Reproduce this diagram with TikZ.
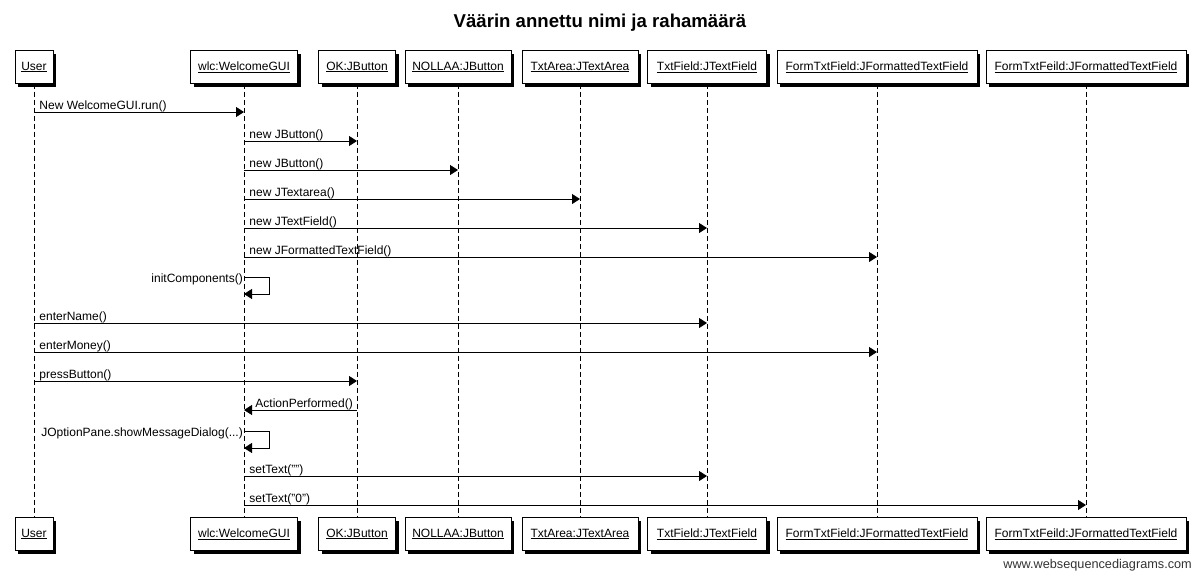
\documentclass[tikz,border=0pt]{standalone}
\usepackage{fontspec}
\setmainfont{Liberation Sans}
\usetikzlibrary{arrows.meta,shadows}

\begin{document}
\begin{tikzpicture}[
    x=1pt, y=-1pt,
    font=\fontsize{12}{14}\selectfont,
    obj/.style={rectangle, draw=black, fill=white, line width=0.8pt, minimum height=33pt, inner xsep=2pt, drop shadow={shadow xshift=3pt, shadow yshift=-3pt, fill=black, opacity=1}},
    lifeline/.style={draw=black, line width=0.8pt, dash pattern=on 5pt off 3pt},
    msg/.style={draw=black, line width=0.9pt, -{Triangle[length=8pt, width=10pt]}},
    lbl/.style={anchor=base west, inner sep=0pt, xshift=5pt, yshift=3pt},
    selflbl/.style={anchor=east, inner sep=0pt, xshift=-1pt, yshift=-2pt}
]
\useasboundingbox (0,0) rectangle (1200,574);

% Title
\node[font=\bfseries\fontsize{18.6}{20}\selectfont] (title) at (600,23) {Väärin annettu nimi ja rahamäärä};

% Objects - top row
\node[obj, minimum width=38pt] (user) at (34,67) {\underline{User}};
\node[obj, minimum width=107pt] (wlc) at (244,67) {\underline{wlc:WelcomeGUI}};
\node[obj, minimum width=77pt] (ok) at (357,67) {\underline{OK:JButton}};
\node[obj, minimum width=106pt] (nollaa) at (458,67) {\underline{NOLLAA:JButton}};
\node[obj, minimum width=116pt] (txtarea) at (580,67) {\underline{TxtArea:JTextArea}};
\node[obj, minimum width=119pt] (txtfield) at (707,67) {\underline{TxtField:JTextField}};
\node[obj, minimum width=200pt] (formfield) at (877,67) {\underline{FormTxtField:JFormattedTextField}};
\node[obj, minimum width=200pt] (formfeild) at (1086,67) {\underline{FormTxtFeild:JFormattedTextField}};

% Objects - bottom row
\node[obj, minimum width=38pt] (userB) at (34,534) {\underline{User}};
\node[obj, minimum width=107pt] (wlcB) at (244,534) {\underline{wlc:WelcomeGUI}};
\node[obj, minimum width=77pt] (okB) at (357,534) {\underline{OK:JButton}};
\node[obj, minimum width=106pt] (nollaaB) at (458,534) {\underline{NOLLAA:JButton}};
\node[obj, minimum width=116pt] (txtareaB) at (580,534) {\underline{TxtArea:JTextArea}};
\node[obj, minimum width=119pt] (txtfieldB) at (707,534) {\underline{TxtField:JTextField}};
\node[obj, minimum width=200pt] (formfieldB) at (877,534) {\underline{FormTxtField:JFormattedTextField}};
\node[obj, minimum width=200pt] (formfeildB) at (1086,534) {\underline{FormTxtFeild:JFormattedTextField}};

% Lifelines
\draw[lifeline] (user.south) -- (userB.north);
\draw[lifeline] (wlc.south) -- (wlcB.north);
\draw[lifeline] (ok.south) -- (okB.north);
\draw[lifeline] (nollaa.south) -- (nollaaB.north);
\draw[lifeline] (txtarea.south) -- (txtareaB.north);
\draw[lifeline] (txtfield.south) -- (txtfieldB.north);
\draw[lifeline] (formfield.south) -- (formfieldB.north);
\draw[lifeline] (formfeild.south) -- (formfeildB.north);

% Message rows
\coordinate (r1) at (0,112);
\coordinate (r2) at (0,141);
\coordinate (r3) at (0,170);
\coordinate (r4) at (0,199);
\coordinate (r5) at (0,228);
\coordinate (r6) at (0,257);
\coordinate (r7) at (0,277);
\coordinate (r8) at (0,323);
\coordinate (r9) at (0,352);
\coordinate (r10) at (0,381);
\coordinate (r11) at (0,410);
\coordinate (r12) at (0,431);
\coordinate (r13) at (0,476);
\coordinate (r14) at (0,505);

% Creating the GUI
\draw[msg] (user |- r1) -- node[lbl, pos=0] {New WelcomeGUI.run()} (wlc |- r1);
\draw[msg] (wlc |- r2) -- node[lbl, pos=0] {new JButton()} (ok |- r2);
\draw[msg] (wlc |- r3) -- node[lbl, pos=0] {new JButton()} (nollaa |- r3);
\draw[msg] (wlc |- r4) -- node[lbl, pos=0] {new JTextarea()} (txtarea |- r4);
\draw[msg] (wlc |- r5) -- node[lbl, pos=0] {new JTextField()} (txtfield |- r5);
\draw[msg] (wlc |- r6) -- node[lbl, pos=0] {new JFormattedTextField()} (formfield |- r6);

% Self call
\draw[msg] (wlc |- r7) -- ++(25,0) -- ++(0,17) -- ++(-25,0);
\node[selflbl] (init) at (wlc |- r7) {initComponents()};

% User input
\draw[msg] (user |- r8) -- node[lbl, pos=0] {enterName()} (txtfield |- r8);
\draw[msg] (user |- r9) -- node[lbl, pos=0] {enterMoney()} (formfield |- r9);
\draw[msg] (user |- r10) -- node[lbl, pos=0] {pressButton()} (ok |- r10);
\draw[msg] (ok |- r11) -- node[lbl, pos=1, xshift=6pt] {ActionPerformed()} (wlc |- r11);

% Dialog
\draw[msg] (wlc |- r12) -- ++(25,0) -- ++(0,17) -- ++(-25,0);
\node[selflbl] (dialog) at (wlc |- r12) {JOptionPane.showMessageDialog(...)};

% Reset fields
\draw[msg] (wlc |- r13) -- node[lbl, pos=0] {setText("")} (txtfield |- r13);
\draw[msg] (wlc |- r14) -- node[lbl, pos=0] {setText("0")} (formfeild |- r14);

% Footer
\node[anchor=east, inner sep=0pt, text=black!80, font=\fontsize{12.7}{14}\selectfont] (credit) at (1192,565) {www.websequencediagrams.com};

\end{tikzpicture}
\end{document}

#####

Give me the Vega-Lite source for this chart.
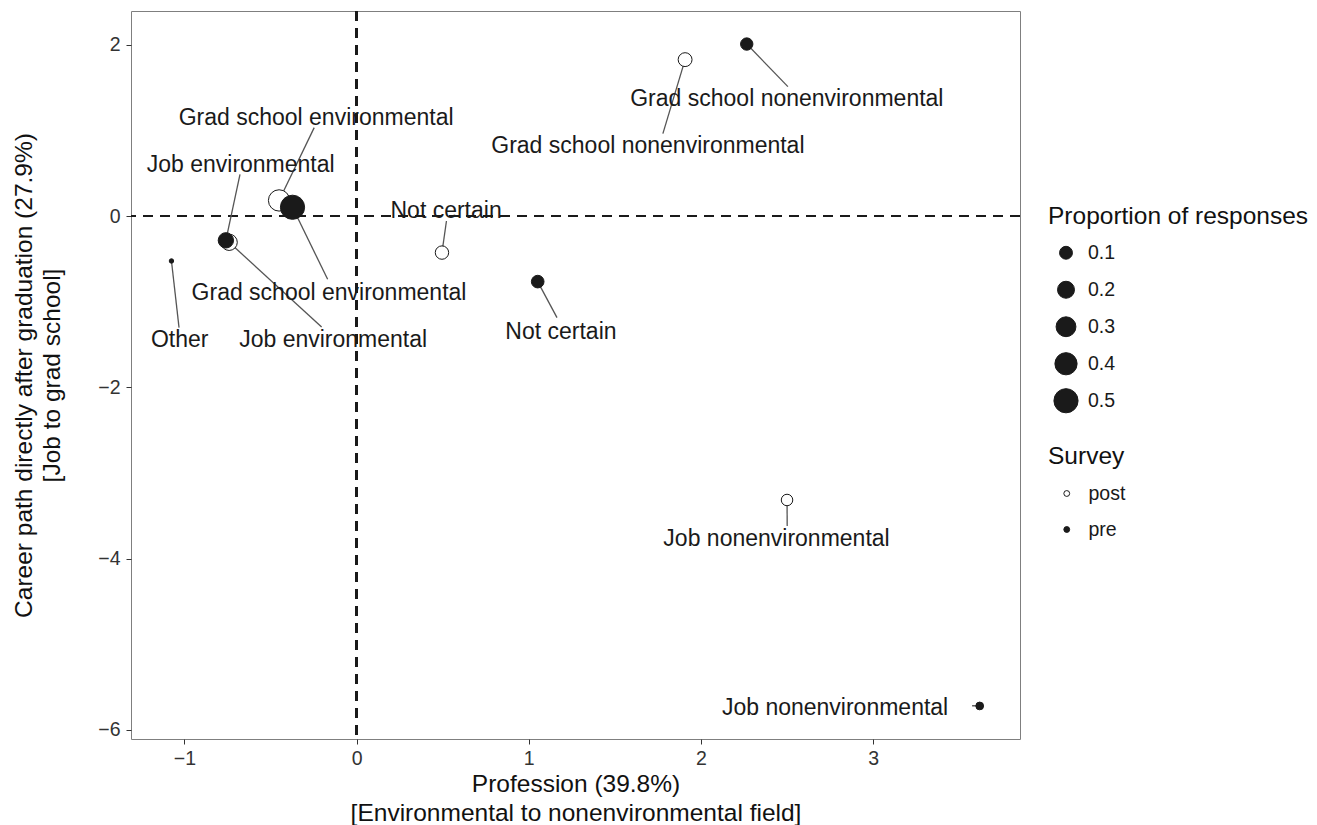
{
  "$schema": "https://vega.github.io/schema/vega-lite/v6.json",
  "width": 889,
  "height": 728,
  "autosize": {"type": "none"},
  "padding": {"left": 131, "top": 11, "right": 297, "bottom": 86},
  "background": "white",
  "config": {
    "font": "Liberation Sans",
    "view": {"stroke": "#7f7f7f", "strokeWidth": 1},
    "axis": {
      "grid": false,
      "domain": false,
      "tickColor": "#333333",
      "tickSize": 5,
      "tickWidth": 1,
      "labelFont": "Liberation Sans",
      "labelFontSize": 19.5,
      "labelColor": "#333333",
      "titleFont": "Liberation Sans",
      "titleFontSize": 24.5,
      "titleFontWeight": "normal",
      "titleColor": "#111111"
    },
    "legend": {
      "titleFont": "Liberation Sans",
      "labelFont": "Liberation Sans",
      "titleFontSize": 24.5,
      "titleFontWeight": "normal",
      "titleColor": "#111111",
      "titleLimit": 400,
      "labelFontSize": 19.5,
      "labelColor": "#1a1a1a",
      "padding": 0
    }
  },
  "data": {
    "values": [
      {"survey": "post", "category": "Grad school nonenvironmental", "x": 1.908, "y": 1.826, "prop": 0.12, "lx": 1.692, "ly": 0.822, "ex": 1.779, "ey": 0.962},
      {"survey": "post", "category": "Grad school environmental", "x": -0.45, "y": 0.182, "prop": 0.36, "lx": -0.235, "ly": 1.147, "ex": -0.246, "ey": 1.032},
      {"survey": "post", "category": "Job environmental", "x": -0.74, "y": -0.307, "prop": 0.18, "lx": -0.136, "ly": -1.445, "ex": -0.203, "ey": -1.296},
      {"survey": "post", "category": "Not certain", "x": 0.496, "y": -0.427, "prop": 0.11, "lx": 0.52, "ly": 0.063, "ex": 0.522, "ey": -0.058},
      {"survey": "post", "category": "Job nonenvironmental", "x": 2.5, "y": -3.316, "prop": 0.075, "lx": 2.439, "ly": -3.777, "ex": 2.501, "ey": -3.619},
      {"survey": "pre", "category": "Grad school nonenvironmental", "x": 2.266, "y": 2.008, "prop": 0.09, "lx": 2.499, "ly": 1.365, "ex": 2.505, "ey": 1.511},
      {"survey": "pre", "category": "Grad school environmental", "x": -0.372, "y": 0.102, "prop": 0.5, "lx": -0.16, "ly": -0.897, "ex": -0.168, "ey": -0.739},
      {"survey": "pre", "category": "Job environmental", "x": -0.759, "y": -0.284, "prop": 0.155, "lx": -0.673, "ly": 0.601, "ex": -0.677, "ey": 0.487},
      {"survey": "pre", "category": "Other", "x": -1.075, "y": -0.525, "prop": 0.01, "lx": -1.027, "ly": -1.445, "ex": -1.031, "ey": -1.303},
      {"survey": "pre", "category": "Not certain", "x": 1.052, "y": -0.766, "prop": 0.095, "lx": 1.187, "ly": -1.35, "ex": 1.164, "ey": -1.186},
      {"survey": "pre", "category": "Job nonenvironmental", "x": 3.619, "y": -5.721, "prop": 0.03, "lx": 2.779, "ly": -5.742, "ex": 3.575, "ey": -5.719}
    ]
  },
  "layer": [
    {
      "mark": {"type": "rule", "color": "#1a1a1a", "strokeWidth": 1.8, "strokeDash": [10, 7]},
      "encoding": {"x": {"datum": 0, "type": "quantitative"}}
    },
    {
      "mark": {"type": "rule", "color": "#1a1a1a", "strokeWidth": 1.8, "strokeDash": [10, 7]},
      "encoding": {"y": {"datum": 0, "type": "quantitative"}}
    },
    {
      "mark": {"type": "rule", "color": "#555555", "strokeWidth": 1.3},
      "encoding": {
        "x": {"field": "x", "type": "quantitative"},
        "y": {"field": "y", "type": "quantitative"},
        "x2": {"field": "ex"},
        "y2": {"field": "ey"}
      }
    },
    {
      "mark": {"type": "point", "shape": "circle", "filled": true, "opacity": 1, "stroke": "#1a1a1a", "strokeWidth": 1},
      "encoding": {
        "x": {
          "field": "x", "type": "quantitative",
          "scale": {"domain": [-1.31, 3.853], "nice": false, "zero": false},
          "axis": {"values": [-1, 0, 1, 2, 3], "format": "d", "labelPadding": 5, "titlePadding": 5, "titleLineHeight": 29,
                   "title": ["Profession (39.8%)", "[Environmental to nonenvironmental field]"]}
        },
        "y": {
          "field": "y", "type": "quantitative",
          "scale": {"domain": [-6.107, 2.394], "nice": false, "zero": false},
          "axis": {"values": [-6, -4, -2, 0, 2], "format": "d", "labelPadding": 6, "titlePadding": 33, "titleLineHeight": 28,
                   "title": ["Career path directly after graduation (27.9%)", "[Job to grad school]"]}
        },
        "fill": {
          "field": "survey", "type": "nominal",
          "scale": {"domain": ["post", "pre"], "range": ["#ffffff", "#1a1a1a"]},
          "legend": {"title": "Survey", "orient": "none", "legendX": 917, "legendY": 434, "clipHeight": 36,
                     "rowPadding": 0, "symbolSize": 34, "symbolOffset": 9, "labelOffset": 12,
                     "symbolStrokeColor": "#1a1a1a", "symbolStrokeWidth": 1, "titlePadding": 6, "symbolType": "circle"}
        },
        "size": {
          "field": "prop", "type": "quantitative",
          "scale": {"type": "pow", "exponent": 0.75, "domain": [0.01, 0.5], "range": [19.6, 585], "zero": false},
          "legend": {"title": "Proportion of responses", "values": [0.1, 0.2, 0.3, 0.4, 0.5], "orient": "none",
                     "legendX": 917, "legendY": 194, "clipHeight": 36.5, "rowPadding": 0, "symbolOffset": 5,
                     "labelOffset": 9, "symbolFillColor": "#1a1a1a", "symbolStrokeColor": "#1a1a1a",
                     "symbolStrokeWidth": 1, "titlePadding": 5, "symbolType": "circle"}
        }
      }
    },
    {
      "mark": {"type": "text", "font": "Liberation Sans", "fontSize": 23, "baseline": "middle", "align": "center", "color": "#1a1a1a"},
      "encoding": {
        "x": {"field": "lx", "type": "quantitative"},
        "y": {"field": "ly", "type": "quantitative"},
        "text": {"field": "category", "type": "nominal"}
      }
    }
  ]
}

#####

*EXERCISE*. From the records above, copy exactly the stretch from the line holding "Reproduce this diagram with TikZ." through the line holding "minimum width=200pt] (formfeild)", both ends included, without the pictures.

*FINISHED TASK*.
Reproduce this diagram with TikZ.
\documentclass[tikz,border=0pt]{standalone}
\usepackage{fontspec}
\setmainfont{Liberation Sans}
\usetikzlibrary{arrows.meta,shadows}

\begin{document}
\begin{tikzpicture}[
    x=1pt, y=-1pt,
    font=\fontsize{12}{14}\selectfont,
    obj/.style={rectangle, draw=black, fill=white, line width=0.8pt, minimum height=33pt, inner xsep=2pt, drop shadow={shadow xshift=3pt, shadow yshift=-3pt, fill=black, opacity=1}},
    lifeline/.style={draw=black, line width=0.8pt, dash pattern=on 5pt off 3pt},
    msg/.style={draw=black, line width=0.9pt, -{Triangle[length=8pt, width=10pt]}},
    lbl/.style={anchor=base west, inner sep=0pt, xshift=5pt, yshift=3pt},
    selflbl/.style={anchor=east, inner sep=0pt, xshift=-1pt, yshift=-2pt}
]
\useasboundingbox (0,0) rectangle (1200,574);

% Title
\node[font=\bfseries\fontsize{18.6}{20}\selectfont] (title) at (600,23) {Väärin annettu nimi ja rahamäärä};

% Objects - top row
\node[obj, minimum width=38pt] (user) at (34,67) {\underline{User}};
\node[obj, minimum width=107pt] (wlc) at (244,67) {\underline{wlc:WelcomeGUI}};
\node[obj, minimum width=77pt] (ok) at (357,67) {\underline{OK:JButton}};
\node[obj, minimum width=106pt] (nollaa) at (458,67) {\underline{NOLLAA:JButton}};
\node[obj, minimum width=116pt] (txtarea) at (580,67) {\underline{TxtArea:JTextArea}};
\node[obj, minimum width=119pt] (txtfield) at (707,67) {\underline{TxtField:JTextField}};
\node[obj, minimum width=200pt] (formfield) at (877,67) {\underline{FormTxtField:JFormattedTextField}};
\node[obj, minimum width=200pt] (formfeild) at (1086,67) {\underline{FormTxtFeild:JFormattedTextField}};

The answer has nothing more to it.